On the wall above my computer I have a painting that I did about 3 years ago. It is a painting of two koi fish in a pond, looking down upon them from above. The title of the painting is "Just be Koi." I like playing with words. There is so much double meaning in the title.
I titled it that way as a reminder for myself. It reminds me to not try to be anything that I am not. Like the koi in the painting are just being themselves, so must I just be who I am. I had someone recently ask me to not do any magic in regards to a situation. I found this an interesting concept because to ask me to not do magic is like asking me to not breathe. It is a part of who I always have been. I am a magical being. I can't be a non-magical being to save my life. Yes, I have addressed this with the person, and we will see how this plays out as we go. But the concept itself has me shaking my head. So instead of just being coy about it, I have decided to address it straight up front. I think that honesty and being in the now and addressing things in the present is extremely important for any healthy relationship.
Let's face it.

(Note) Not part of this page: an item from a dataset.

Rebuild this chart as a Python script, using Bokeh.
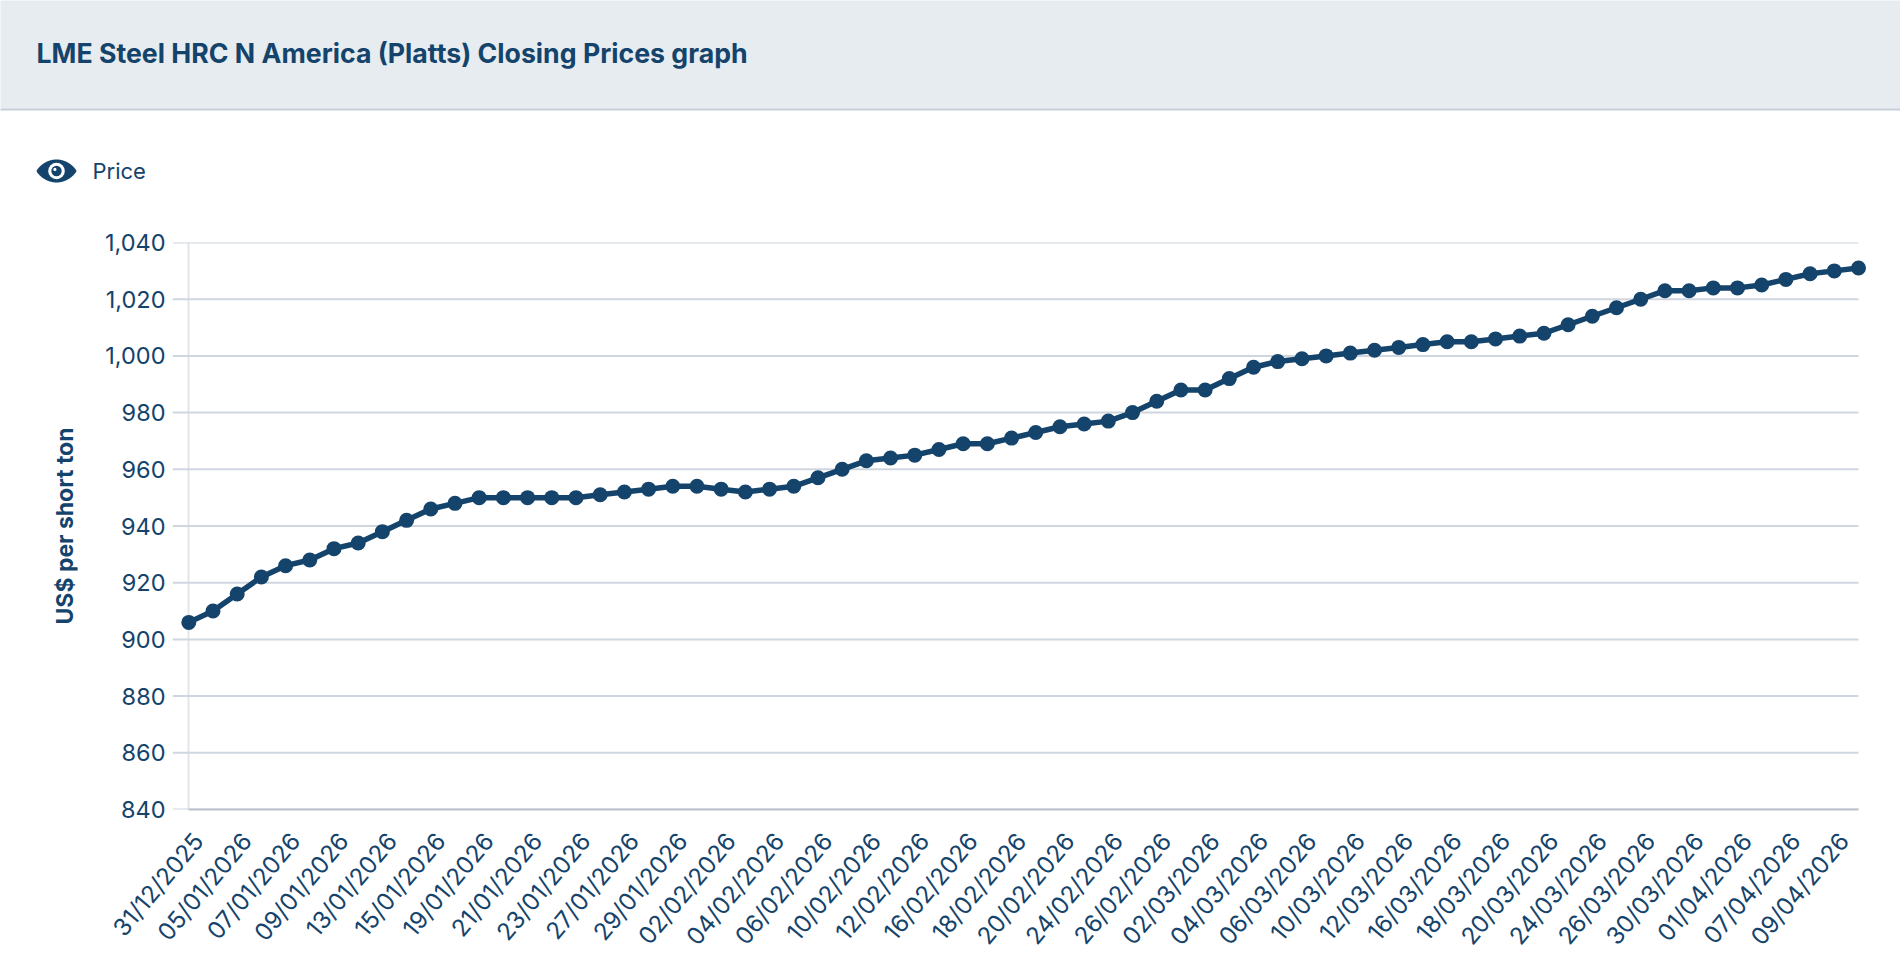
import numpy as np
from bokeh.core.properties import value
from bokeh.embed import file_html
from bokeh.layouts import column
from bokeh.models import FixedTicker, NumeralTickFormatter, Range1d
from bokeh.plotting import figure
from bokeh.resources import INLINE

# ---- data ----
dates = ["31/12/2025", "02/01/2026", "05/01/2026", "06/01/2026", "07/01/2026", "08/01/2026", "09/01/2026",
         "12/01/2026", "13/01/2026", "14/01/2026", "15/01/2026", "16/01/2026", "19/01/2026", "20/01/2026",
         "21/01/2026", "22/01/2026", "23/01/2026", "26/01/2026", "27/01/2026", "28/01/2026", "29/01/2026",
         "30/01/2026", "02/02/2026", "03/02/2026", "04/02/2026", "05/02/2026", "06/02/2026", "09/02/2026",
         "10/02/2026", "11/02/2026", "12/02/2026", "13/02/2026", "16/02/2026", "17/02/2026", "18/02/2026",
         "19/02/2026", "20/02/2026", "23/02/2026", "24/02/2026", "25/02/2026", "26/02/2026", "27/02/2026",
         "02/03/2026", "03/03/2026", "04/03/2026", "05/03/2026", "06/03/2026", "09/03/2026", "10/03/2026",
         "11/03/2026", "12/03/2026", "13/03/2026", "16/03/2026", "17/03/2026", "18/03/2026", "19/03/2026",
         "20/03/2026", "23/03/2026", "24/03/2026", "25/03/2026", "26/03/2026", "27/03/2026", "30/03/2026",
         "31/03/2026", "01/04/2026", "02/04/2026", "07/04/2026", "08/04/2026", "09/04/2026", "10/04/2026"]
prices = [906, 910, 916, 922, 926, 928, 932, 934, 938, 942,
          946, 948, 950, 950, 950, 950, 950, 951, 952, 953,
          954, 954, 953, 952, 953, 954, 957, 960, 963, 964,
          965, 967, 969, 969, 971, 973, 975, 976, 977, 980,
          984, 988, 988, 992, 996, 998, 999, 1000, 1001, 1002,
          1003, 1004, 1005, 1005, 1006, 1007, 1008, 1011, 1014, 1017,
          1020, 1023, 1023, 1024, 1024, 1025, 1027, 1029, 1030, 1031]
y_ticks = [840, 860, 880, 900, 920, 940, 960, 980, 1000, 1020, 1040]
title_text = "LME Steel HRC N America (Platts) Closing Prices graph"
series_name = "Price"
y_title = "US$ per short ton"

# ---- layout / style ----
W, H = 1900, 954
HEAD_H = 200
NAVY = "#14436b"
FONT = "Inter"
X0, X1 = 188.3, 1858.0      # pixel position of first / last point
F_L, F_R = 172, 1870        # frame edges
F_T, F_B = 242 - HEAD_H, 809 - HEAD_H
LABEL_SHIFT = 0.4           # x-label anchor offset, in category steps

# ---- header figure: a full-bleed frame in pixel units ----
head = figure(width=W, height=HEAD_H, output_backend="svg", toolbar_location=None,
              x_range=Range1d(0, W), y_range=Range1d(HEAD_H, 0), min_border=0,
              outline_line_color=None, x_axis_type=None, y_axis_type=None,
              background_fill_color="white", border_fill_color="white")
head.xgrid.visible = False
head.ygrid.visible = False
head.quad(left=[-5], right=[W + 5], top=[-5], bottom=[108], fill_color="#e7ecf0", line_color=None)
head.quad(left=[-5], right=[W + 5], top=[108], bottom=[110], fill_color="#c5ced9", line_color=None)
head.text(x=[36], y=[52], text=[title_text], text_font=value(FONT), text_font_size="26.7px",
          text_font_style="bold", text_color=NAVY, text_baseline="middle")
head.text(x=[92], y=[170], text=[series_name], text_font=value(FONT), text_font_size="22px",
          text_color=NAVY, text_baseline="middle")
cx, cy = 56.0, 170.5
u = np.linspace(-1, 1, 61)
edge = 11.5 * (1 - u ** 2) ** 0.8
head.patch(np.r_[cx + 20 * u, cx + 20 * u[::-1]], np.r_[cy - edge, cy + edge[::-1]], fill_color=NAVY, line_color=None)
head.circle(x=[cx], y=[cy], radius=8.3, fill_color="white", line_color=None)
head.circle(x=[cx], y=[cy], radius=5.2, fill_color=NAVY, line_color=None)
head.circle(x=[cx - 1.6], y=[cy - 1.6], radius=1.6, fill_color="white", line_color=None)

# ---- chart figure ----
idx = list(range(len(dates)))
n = len(dates) - 1
per = (X1 - X0) / n
x_range = Range1d(-(X0 - F_L) / per, n + (F_R - X1) / per)

p = figure(width=W, height=H - HEAD_H, frame_width=F_R - F_L, frame_height=F_B - F_T,
           output_backend="svg", toolbar_location=None,
           x_range=x_range, y_range=Range1d(y_ticks[0] - 0.01, y_ticks[-1] + 0.01),
           min_border_left=F_L, min_border_right=W - F_R, min_border_top=F_T,
           min_border_bottom=H - HEAD_H - F_B,
           outline_line_color=None, background_fill_color="white", border_fill_color="white")

# horizontal rules stop at the last point, so they are drawn from the tick list
p.ygrid.visible = False
p.segment(x0=[x_range.start] * len(y_ticks), x1=[n] * len(y_ticks), y0=y_ticks, y1=y_ticks,
          line_color="#d0d6e0", line_width=2)
xg = p.xgrid[0]
xg.ticker = FixedTicker(ticks=[0])
xg.grid_line_color = "#e3e5ea"
xg.grid_line_width = 2

label_ticks = [i + LABEL_SHIFT for i in idx[::2]]
ax = p.xaxis[0]
ax.ticker = FixedTicker(ticks=label_ticks)
ax.major_label_overrides = {i + LABEL_SHIFT: dates[i] for i in idx[::2]}
ax.major_label_orientation = np.deg2rad(50)
ax.major_label_text_color = NAVY
ax.major_label_text_font = FONT
ax.major_label_text_font_size = "24px"
ax.major_label_standoff = 27
ax.major_tick_out = 0
ax.major_tick_line_color = None
ax.minor_tick_line_color = None
ax.axis_line_color = "#bcc1cb"
ax.axis_line_width = 2
ax.bounds = (0, n)

ay = p.yaxis[0]
ay.ticker = FixedTicker(ticks=y_ticks)
ay.formatter = NumeralTickFormatter(format="0,0")
ay.major_label_text_color = NAVY
ay.major_label_text_font = FONT
ay.major_label_text_font_size = "23.5px"
ay.major_label_standoff = 7
ay.major_tick_out = 0
ay.major_tick_line_color = None
ay.minor_tick_line_color = None
ay.axis_line_color = None
ay.axis_label = y_title
ay.axis_label_text_color = NAVY
ay.axis_label_text_font = FONT
ay.axis_label_text_font_size = "23px"
ay.axis_label_text_font_style = "bold"
ay.axis_label_standoff = 23

p.line(idx, prices, line_color=NAVY, line_width=5.5, line_join="round")
p.scatter(idx, prices, size=15, fill_color=NAVY, line_color=None)

layout = column(column(head, spacing=0), p, spacing=0)
open("out.html", "w").write(file_html(layout, INLINE))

Who really has the time to hold onto stuff and carry it around wherever we go? That just seems way too exhausting. And I don't like the idea of weighing myself down so that I am unable to move freely or breathe. I am an Air elemental. I need to breathe and have the space to do it. So if I were to not address things right away, I would not be able to have that space to breathe because the emotional energy would be cluttered. I would also not be honoring the friendship between the other person and myself.
Always make space and always make peace whenever and wherever you can.